The newly formed entity has enlisted former ABC Studios chief Barry Jossen to serve as its executive vice president. In that role, he’ll oversee all scripted programming operations for the studio, which has acted as the in-house production arm of A+E Networks since its June 2013 launch.
“Barry’s unparalleled reputation, expertise and track record will be instrumental to the rapid growth of A+E Studios and to the achievement of its business and creative mission,” said Bob DeBitetto, who is president of brand strategy, business development and A+E Studios. Jossen will be based in the company’s Los Angeles office, and will report to New York-based DeBitetto.

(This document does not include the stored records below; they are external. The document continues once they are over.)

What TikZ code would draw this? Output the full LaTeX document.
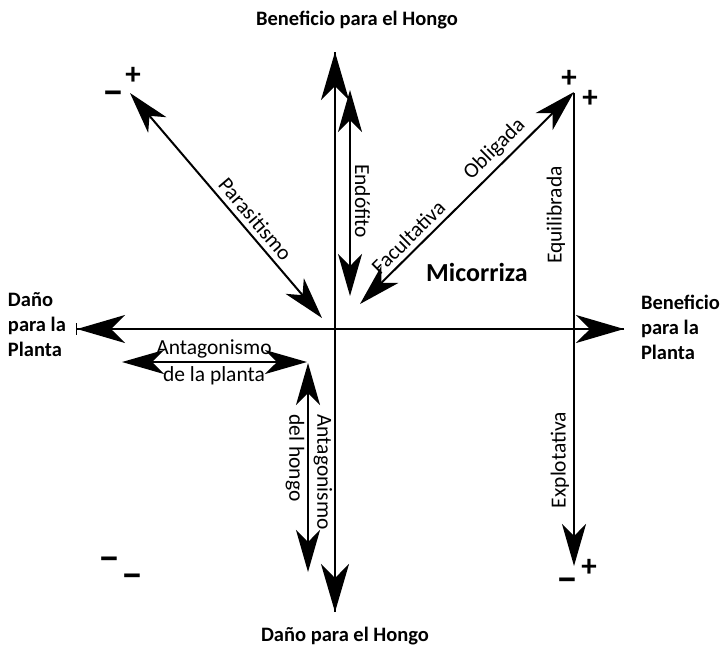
\documentclass[tikz,border=0pt]{standalone}
\usepackage{fontspec}
\setmainfont{Carlito}
\usetikzlibrary{arrows.meta}

\begin{document}
\begin{tikzpicture}[x=1pt,y=-1pt,
  line width=2pt,
  bigtip/.tip={Stealth[length=48pt,width=28pt,inset=14pt]},
  midtip/.tip={Stealth[length=42pt,width=24pt,inset=12pt]},
  axislbl/.style={font=\bfseries\fontsize{20.5}{25}\selectfont, inner sep=0pt},
  rellbl/.style={font=\fontsize{21.5}{25}\selectfont, inner sep=1pt},
  plussign/.style={font=\bfseries\fontsize{31}{31}\selectfont, inner sep=0pt},
  minussign/.style={font=\bfseries\fontsize{40}{40}\selectfont, inner sep=0pt}]

\path[use as bounding box] (0,0) rectangle (722,649);

% main axes
\coordinate (top) at (335,52);
\coordinate (bot) at (335,612);
\coordinate (lft) at (77,329);
\coordinate (rgt) at (624,329);
\draw[-bigtip] (bot) -- (top);
\draw[-bigtip] (top) -- (bot);
\draw[-bigtip] (rgt) -- (lft);
\draw[-bigtip] (lft) -- (rgt);
\draw[line width=1pt] (76,323) -- (76,335);

% relationship arrows
\coordinate (par1) at (130,93);
\coordinate (par2) at (322,318);
\draw[midtip-midtip] (par1) -- node[rellbl, above=4pt, sloped, pos=0.6] {Parasitismo} (par2);

\coordinate (end1) at (350,90);
\coordinate (end2) at (350,296);
\draw[midtip-midtip] (end1) -- node[rellbl, above=3pt, sloped, pos=0.54] {Endófito} (end2);

\coordinate (fac1) at (360,304);
\coordinate (fac2) at (574,92);
\draw[midtip-midtip] (fac1) --
  node[rellbl, above=4pt, sloped, pos=0.27] {Facultativa}
  node[rellbl, above=4pt, sloped, pos=0.68] {Obligada} (fac2);

\coordinate (eq1) at (574,93);
\coordinate (eq2) at (574,566);
\draw[-midtip] (eq1) -- (eq2);
\node[rellbl, rotate=90] (equi) at (556,215) {Equilibrada};
\node[rellbl, rotate=90] (expl) at (560,460) {Explotativa};

\coordinate (ap1) at (122,362);
\coordinate (ap2) at (307,362);
\draw[midtip-midtip] (ap1) -- (ap2);
\node[rellbl, align=center] (antp) at (214,362) {Antagonismo\\[2pt]de la planta};

\coordinate (ah1) at (308,363);
\coordinate (ah2) at (308,572);
\draw[midtip-midtip] (ah1) -- (ah2);
\node[rellbl, align=left, rotate=-90] (anth) at (309,472) {Antagonismo\\[3pt]del hongo};

\node[font=\bfseries\fontsize{26}{30}\selectfont] (mic) at (477,272) {Micorriza};

% axis labels
\node[axislbl] (bh) at (357,20) {Beneficio para el Hongo};
\node[axislbl] (dh) at (345,636) {Daño para el Hongo};
\node[axislbl, align=left, anchor=west] (dp) at (7,325) {Daño\\para la\\Planta};
\node[axislbl, align=left, anchor=west] (bp) at (640,327) {Beneficio\\para la\\Planta};

% signs at the corners
\node[minussign] (s1) at (113,98) {−};
\node[plussign] (s2) at (133,76) {+};
\node[plussign] (s3) at (569,79) {+};
\node[plussign] (s4) at (590,99) {+};
\node[minussign] (s5) at (109,564) {−};
\node[minussign] (s6) at (132,581) {−};
\node[minussign] (s7) at (567,585) {−};
\node[plussign] (s8) at (589,568) {+};
\end{tikzpicture}
\end{document}
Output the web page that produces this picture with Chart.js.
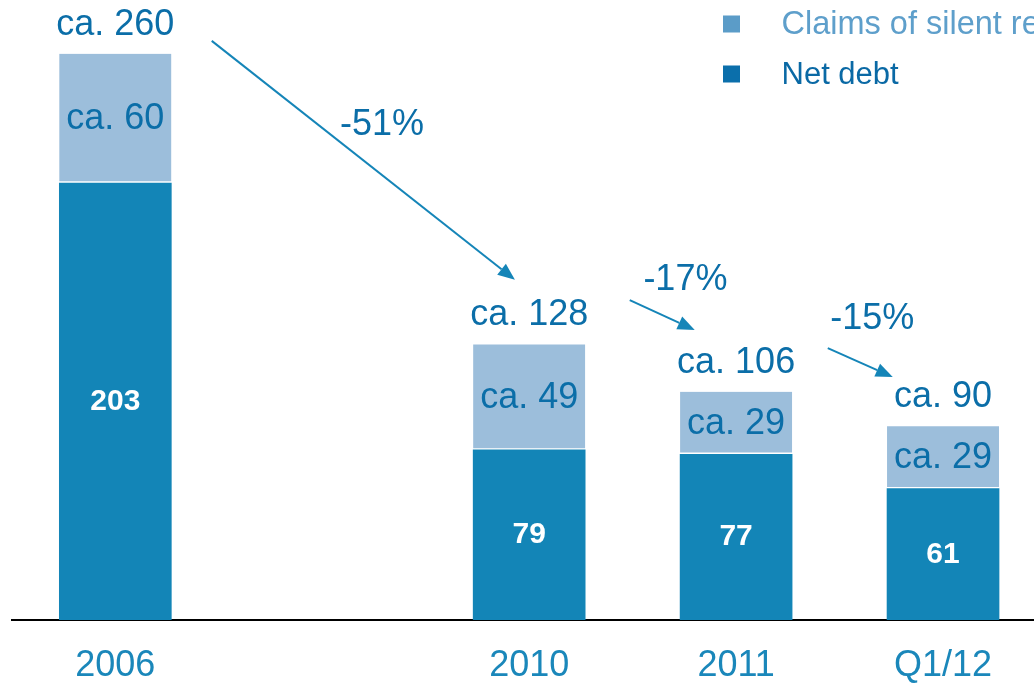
<!DOCTYPE html>
<html><head><meta charset="utf-8">
<script src="https://cdn.jsdelivr.net/npm/chart.js@4"></script>
<style>html,body{margin:0;padding:0;background:#fff;overflow:hidden;width:1034px;height:684px}#wrap{width:1047px;height:684px;position:relative}</style>
</head><body><div id="wrap"><canvas id="c"></canvas></div>
<script>
const categories = ['2006', '', '2010', '2011', 'Q1/12'];
const netDebt = [203, null, 79, 77, 61];
const claims = [60, null, 49, 29, 29];
const totalLabels = ['ca. 260', '', 'ca. 128', 'ca. 106', 'ca. 90'];
const claimsLabels = ['ca. 60', '', 'ca. 49', 'ca. 29', 'ca. 29'];
const seriesNames = ['Net debt', 'Claims of silent reserves'];
const changeLabels = ['-51%', '-17%', '-15%'];

const FONT = "'Liberation Sans', Arial, Helvetica, sans-serif";
const DARK = '#1385b7', LIGHT = '#9cbedb', TEXT = '#0b6ea8', AXISTEXT = '#1a87ba', ARROW = '#1585b8';
const LEG_COLORS = [['#0b6fab', '#0a69a5'], ['#5b9cc8', '#5e9fcb']];
const LEG_SIZES = [31, 32.5];

// annotation arrows, placed in data space (x: category index units, y: value units)
const arrowGeom = [
  {from: [0.466, 269], to: [1.931, 158], label: [1.289, 230]},
  {from: [2.486, 148.6], to: [2.800, 134.7], label: [2.755, 157.7]},
  {from: [3.443, 126.3], to: [3.757, 112.9], label: [3.658, 139.8]}
];

const overlay = {
  id: 'overlay',
  afterDatasetsDraw(chart) {
    const ctx = chart.ctx;
    const xs = chart.scales.x, ys = chart.scales.y;
    const m0 = chart.getDatasetMeta(0), m1 = chart.getDatasetMeta(1);
    ctx.save();
    ctx.textAlign = 'center';
    ctx.textBaseline = 'middle';
    categories.forEach((c, i) => {
      if (netDebt[i] == null) return;
      const b0 = m0.data[i], b1 = m1.data[i];
      ctx.font = 'bold 30px ' + FONT;
      ctx.fillStyle = '#fff';
      ctx.fillText(String(netDebt[i]), b0.x, (b0.y + b0.base) / 2);
      ctx.font = '36px ' + FONT;
      ctx.fillStyle = TEXT;
      ctx.fillText(claimsLabels[i], b1.x, (b1.y + b1.base) / 2 + 1);
      ctx.fillText(totalLabels[i], b1.x, b1.y - 29);
    });
    const p0 = xs.getPixelForValue(0), p1 = xs.getPixelForValue(1);
    const X = v => p0 + v * (p1 - p0), Y = v => ys.getPixelForValue(v);
    arrowGeom.forEach((a, k) => {
      const x1 = X(a.from[0]), y1 = Y(a.from[1]);
      const x2 = X(a.to[0]), y2 = Y(a.to[1]);
      const ang = Math.atan2(y2 - y1, x2 - x1);
      const hl = 17, hw = 7;
      const bx = x2 - hl * Math.cos(ang), by = y2 - hl * Math.sin(ang);
      ctx.strokeStyle = ARROW;
      ctx.lineWidth = 2;
      ctx.beginPath();
      ctx.moveTo(x1, y1);
      ctx.lineTo(bx, by);
      ctx.stroke();
      ctx.fillStyle = ARROW;
      ctx.beginPath();
      ctx.moveTo(x2, y2);
      ctx.lineTo(bx + hw * Math.sin(ang), by - hw * Math.cos(ang));
      ctx.lineTo(bx - hw * Math.sin(ang), by + hw * Math.cos(ang));
      ctx.closePath();
      ctx.fill();
      ctx.font = '36px ' + FONT;
      ctx.fillStyle = TEXT;
      ctx.fillText(changeLabels[k], X(a.label[0]), Y(a.label[1]));
    });
    // legend (top right, series listed top-down as stacked)
    ctx.textAlign = 'left';
    const rows = [1, 0];
    rows.forEach((s, r) => {
      const cy = 24 + r * 50;
      ctx.fillStyle = LEG_COLORS[s][0];
      ctx.fillRect(723, cy - 8.5, 17, 17);
      ctx.font = LEG_SIZES[s] + 'px ' + FONT;
      ctx.fillStyle = LEG_COLORS[s][1];
      ctx.fillText(seriesNames[s], 781.5, cy + 1);
    });
    ctx.restore();
  }
};

new Chart(document.getElementById('c'), {
  type: 'bar',
  data: {
    labels: categories,
    datasets: [
      {label: seriesNames[0], data: netDebt, backgroundColor: DARK, borderWidth: 0},
      {label: seriesNames[1], data: claims, backgroundColor: LIGHT, borderColor: '#ffffff',
       borderWidth: {top: 0, left: 0, right: 0, bottom: 2}, borderSkipped: false}
    ]
  },
  options: {
    responsive: true,
    maintainAspectRatio: false,
    animation: false,
    devicePixelRatio: 1,
    layout: {padding: {left: 11.85, right: 0.5, top: 0, bottom: 0}},
    datasets: {bar: {barThickness: 112}},
    plugins: {legend: {display: false}, tooltip: {enabled: false}},
    scales: {
      x: {
        stacked: true,
        grid: {display: false, drawTicks: false},
        border: {display: true, color: '#000', width: 2},
        ticks: {color: AXISTEXT, font: {family: FONT, size: 36}, padding: 24},
        afterFit: s => { s.height = 64; }
      },
      y: {stacked: true, display: false, min: 0, max: 288}
    }
  },
  plugins: [overlay]
});
</script>
</body></html>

“They’re very interested in providing a nurturing creative environment that’s open to new ideas,” Jossen tells The Hollywood Reporter. The incoming exec, who says his first order of business is getting a feel of the types of projects the cable catalog is looking for, adds that it’s too early to consider making programming for outside networks. “What is clear is that they’ve expressed that they’re going to give me a very clean slate on which to operate. If the right opportunity arises, I know they’ll be open to hearing that.”
Jossen joins the studio as it looks to bulk up its offerings in an ongoing bid to own more of A+E Networks’ content. (It’s worth noting that former USA president Jeff Wachtel is looking to do the same over at NBCU.) Current entries include a trio of History projects: a Houdini miniseries, starring Adrien Brody, an eight-hour event series titled Texas Rising and a Revolutionary War mini called Sons of Liberty. The studio is also behind a remake of the acclaimed French thriller The Returned, which is being written for A&E, along with several drama pilots in contention at Lifetime, including Shiri Appleby‘s Unreal.
Jossen exited ABC Studios in July, and was replaced by current chief Patrick Moran. During Jossen’s four-year tenure, the Disney-owned studio could lay claim to Lost, Desperate Housewives, Grey’s Anatomy and more recent hit Scandal. At the time of his departure, however, ABCS had lagged, with a lack of new juggernauts and the network’s biggest comedy success, Modern Family, a 20th Century Fox TV production. Jossen also founded and launched low-cost studio ABC Signature and began pushing further into cable with Lifetime’s Army Wives and Devious Maids.
It was the latter two dramas that helped Jossen foster a relationship with A+E. Jossen worked on Army Wives, one of Lifetime’s most durable dramas until its 2013 finale, for each of its 117 episodes. And when the Marc Cherry-created Devious Maids was a surprise no-go at ABC, which seemed keen on the series in the wake of Cherry’s Desperate Housewives ending, Jossen quietly facilitated the move to Lifetime — where it will soon return for a sophomore season.
As for the kind of talent he’s looking to work with, Jossen says he’s anxious to explore previous relationships and partner with new cable-friendly writers and producers. “I am going to be presenting a very customized approach to our relationship with talent, there’s no one-size fits all,” says Jossen, who calls overall deals “part of an array of opportunities” he’ll be pursuing. “They have already given me the building blocks of a great team that’s already there and the resources to grow that team. I hope that combination will be an alluring opportunity for talent, and as we develop our profile, hopefully there will be a lot of talent to pick us in that very crowded, competitive environment.”
Prior to ABC, the well-liked executive served as a consultant for Imagine Television, where he supervised the production of both 24 and Felicity. Earlier stints included a turn as co-EP on HBO’s Sex and the City, head of production at DreamWorks Television and a producer at Lucasfilm Limited. Additionally, he won an Academy Award for the 1996 live-action short film Dear Diary, which he produced.